*Stated goal*: Skip all pictures. Write out the data below from its first line through the line that contains "fig = plt.figure(figsize=(W".

*Data segment*:
==================================================

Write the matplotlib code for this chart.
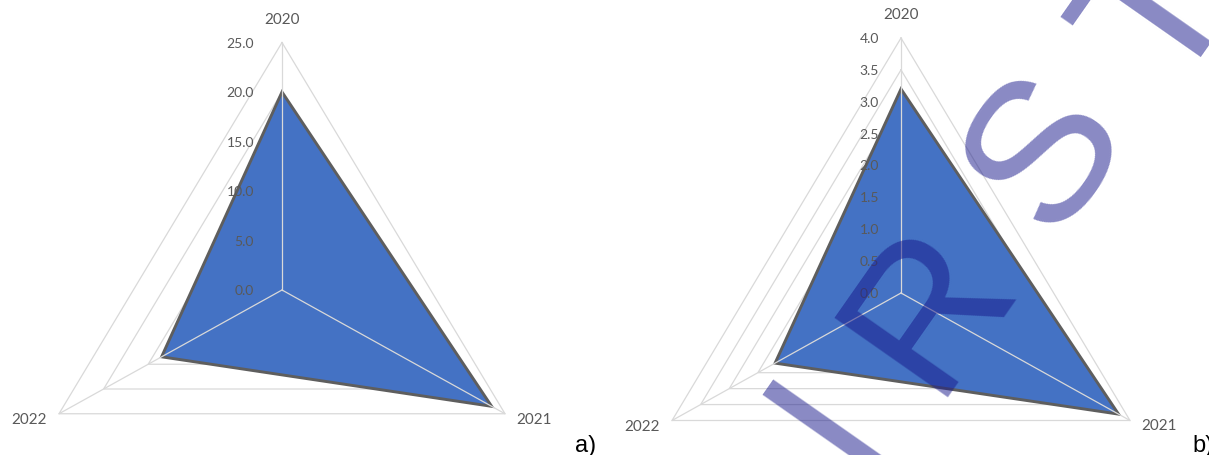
import numpy as np
import matplotlib
matplotlib.use('Agg')
import matplotlib.pyplot as plt
from matplotlib.transforms import offset_copy

categories = ['2020', '2021', '2022']
values_a = [20.0, 23.5, 13.5]
values_b = [3.2, 3.8, 2.2]
ticks_a = [0.0, 5.0, 10.0, 15.0, 20.0, 25.0]
ticks_b = [0.0, 0.5, 1.0, 1.5, 2.0, 2.5, 3.0, 3.5, 4.0]
panel_labels = ['a)', 'b)']
watermark_letters = ['I', 'R', 'S', 'T']

W, H = 1209, 456
fig = plt.figure(figsize=(W / 100, H / 100), dpi=100)

FILL = '#4472C4'
EDGE = '#5E5E5E'
GRID = '#D9D9D9'
TXT = '#595959'
FONT = ['Lato', 'DejaVu Sans']

angles = np.deg2rad([0.0, 120.0, 240.0])


def polar_xy(r, ang):
    r = np.asarray(r, float)
    return r * np.sin(ang), r * np.cos(ang)


def radar(x0, x1, cx, cy, sx, sy, values, ticks, tick_gap):
    ax = fig.add_axes([x0 / W, 0, (x1 - x0) / W, 1])
    ax.set_xlim((x0 - cx) / sx, (x1 - cx) / sx)
    ax.set_ylim((cy - H) / sy, cy / sy)
    ax.axis('off')
    rmax = ticks[-1]
    closed = np.r_[angles, angles[0]]
    for t in ticks[1:]:
        xs, ys = polar_xy([t] * 4, closed)
        ax.plot(xs, ys, color=GRID, lw=0.9, zorder=1, solid_joinstyle='miter')
    vx, vy = polar_xy(values, angles)
    ax.fill(vx, vy, facecolor=FILL, edgecolor=EDGE, lw=2.1, zorder=2,
            joinstyle='miter')
    for a in angles:
        xs, ys = polar_xy([0, rmax], a)
        ax.plot(xs, ys, color=GRID, lw=0.9, zorder=3)
    tr = offset_copy(ax.transData, fig=fig, x=-tick_gap, y=0, units='dots')
    for t in ticks:
        ax.text(0, t, f'{t:.1f}', transform=tr, ha='right', va='center',
                color=TXT, fontsize=10, family=FONT, zorder=4)
    offs = [(0, 24), (29, -5), (-30, -5)]
    for c, a, (dx, dy) in zip(categories, angles, offs):
        x, y = polar_xy(rmax, a)
        trc = offset_copy(ax.transData, fig=fig, x=dx, y=dy, units='dots')
        ax.text(x, y, c, transform=trc, ha='center', va='center',
                color=TXT, fontsize=11, family=FONT, zorder=4)
    return ax


radar(0, 604, 282, 291, 10.3, 9.9, values_a, ticks_a, 28)
radar(604, W, 901, 294, 66.1, 63.75, values_b, ticks_b, 22)

# panel labels
fig.text(575 / W, 1 - 452 / H, panel_labels[0], ha='left', va='baseline',
         fontsize=17, family='Liberation Sans', color='black')
fig.text(1192 / W, 1 - 452 / H, panel_labels[1], ha='left', va='baseline',
         fontsize=17, family='Liberation Sans', color='black')

# watermark
wm_size = 145
E = wm_size * 100 / 72
rot = 55
shift = 0.358 * E * np.array([np.sin(np.deg2rad(rot)), np.cos(np.deg2rad(rot))])
wm_centers = [(814, 410), (914, 296), (1032, 141), (1146, 4)]
for letter, (px, py) in zip(watermark_letters, wm_centers):
    ax_, ay_ = px + shift[0], py + shift[1]
    fig.text(ax_ / W, 1 - ay_ / H, letter, rotation=rot, rotation_mode='anchor',
             ha='center', va='baseline', fontsize=wm_size,
             family='Liberation Sans', color=(21 / 255, 21 / 255, 137 / 255),
             alpha=0.5, zorder=10)

fig.savefig('out.png', dpi=100)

==================================================

*Reply to the task*:
Write the matplotlib code for this chart.
import numpy as np
import matplotlib
matplotlib.use('Agg')
import matplotlib.pyplot as plt
from matplotlib.transforms import offset_copy

categories = ['2020', '2021', '2022']
values_a = [20.0, 23.5, 13.5]
values_b = [3.2, 3.8, 2.2]
ticks_a = [0.0, 5.0, 10.0, 15.0, 20.0, 25.0]
ticks_b = [0.0, 0.5, 1.0, 1.5, 2.0, 2.5, 3.0, 3.5, 4.0]
panel_labels = ['a)', 'b)']
watermark_letters = ['I', 'R', 'S', 'T']

W, H = 1209, 456
fig = plt.figure(figsize=(W / 100, H / 100), dpi=100)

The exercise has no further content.